Le tout se termine en France. Un voyage pour rencontrer la fille d’Albert Camus, écrivain sur lequel il a rédigé une thèse. Une rencontre brève qui fait prendre conscience au narrateur qu’il a tout croche, tout de travers. Un voyage pour retrouver sa ferveur, la fierté d’être Québécois lors d’une nuit bien arrosée, une fête où l’on parle de ce Québec possible et imaginaire. L’espoir luit.

Société

Un roman étonnant, que l’on n’attend pas du côté de quelqu’un qui fait ses premiers pas en littérature. Les nouveaux écrivains nous plongent souvent dans des univers sordides, désespérants, surtout du côté des garçons. Ils suivent des héros à la dérive, qui n’arrivent pas à s’accrocher à quoi que ce soit. Comme si le monde s’effritait et que la vie n’avait plus aucun sens. Alexandre Mc Cabe parle du clan, du bonheur de son enfance, des personnages qui l’on marqué, de ses grands-parents qui lui ont montré un chemin à suivre et à explorer.
Voilà un roman qui fait du bien, donne de l’espoir en cette période morose, cette fin de campagne électorale qui fait ressortir les peurs et toutes les aliénations. C’est vivifiant de lire un roman comme ça. De quoi faire oublier le cynisme qui nous étouffe de plus en plus.
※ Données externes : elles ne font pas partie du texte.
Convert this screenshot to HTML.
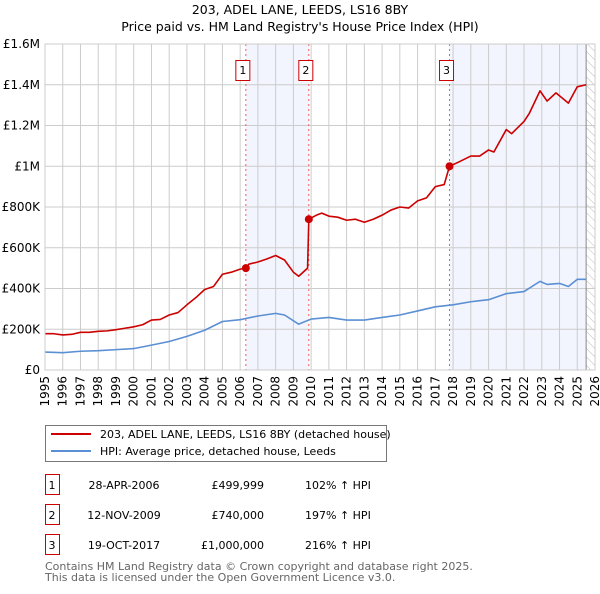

Chez la reine d’Alexandre Mc Cabe est paru aux Éditions La Peuplade, 20,95 $.

Ce qu’il a écrit :

Une suite d’images avait défilé dans mon esprit. Je m’étais rappelé une date : le 25 juin 1999. C’était le jour où j’avais appris que mon grand-père était malade et qu’il allait bientôt mourir. Le même jour, quelques heures plus tôt, j’avais perdu ma virginité. (p.18)
.
Pendant que j’observais des écureuils s’affairant à subtiliser les graines de tournesol destinées aux oiseaux dans les cabanes accrochées aux érables, grand-père fixait le lointain. Je me demandais à quoi il pouvait réfléchir en regardant cet arbre, ce champ, cet oiseau ou ce ciel. Était-il possible de se réjouir à la vue de ce royaume qui avait été si longtemps pour lui le lieu du labeur et de la pauvreté ? (p.51)
.
Concentré sur les êtres plutôt que sur leur statut, il jaugeait les femmes et les hommes à la qualité de leur intelligence et de leur cœur. Il était exceptionnel à force d’humilité. Il n’avait pas cette grandeur qui écrase, mais plutôt celle, inverse, qui appelle la grandeur insoupçonnée des autres. Toutes ces qualités m’avaient convaincu très tôt de l’élire comme modèle. (p.82)
.
— Tu sais, elle est bien belle la France, mais parfois elle est morose. C’est pour ça qu’on a toujours adoré le Québec. Vous avez cette joie de vivre… André, tu peux me passer ce crayon. On te donne notre adresse. Quand tu te seras pris pour Camus et que tu auras écrit un livre, on voudrait que tu nous l’envoies. On aura l’impression de tenir un petit bout du Québec dans nos mains. (p.149)
.
Ce n’est pas tout d’écrire. Ce n’est pas tout de raconter de belles histoires. Ce n’est pas tout de parler de soi. Il faut savoir se situer. Se placer là où on doit être. Au péril de la littérature, s’il le faut.
Écrire un roman ? Jérémie ?
Si j’écris, ce ne sera pas de la nostalgie, mais de la fidélité.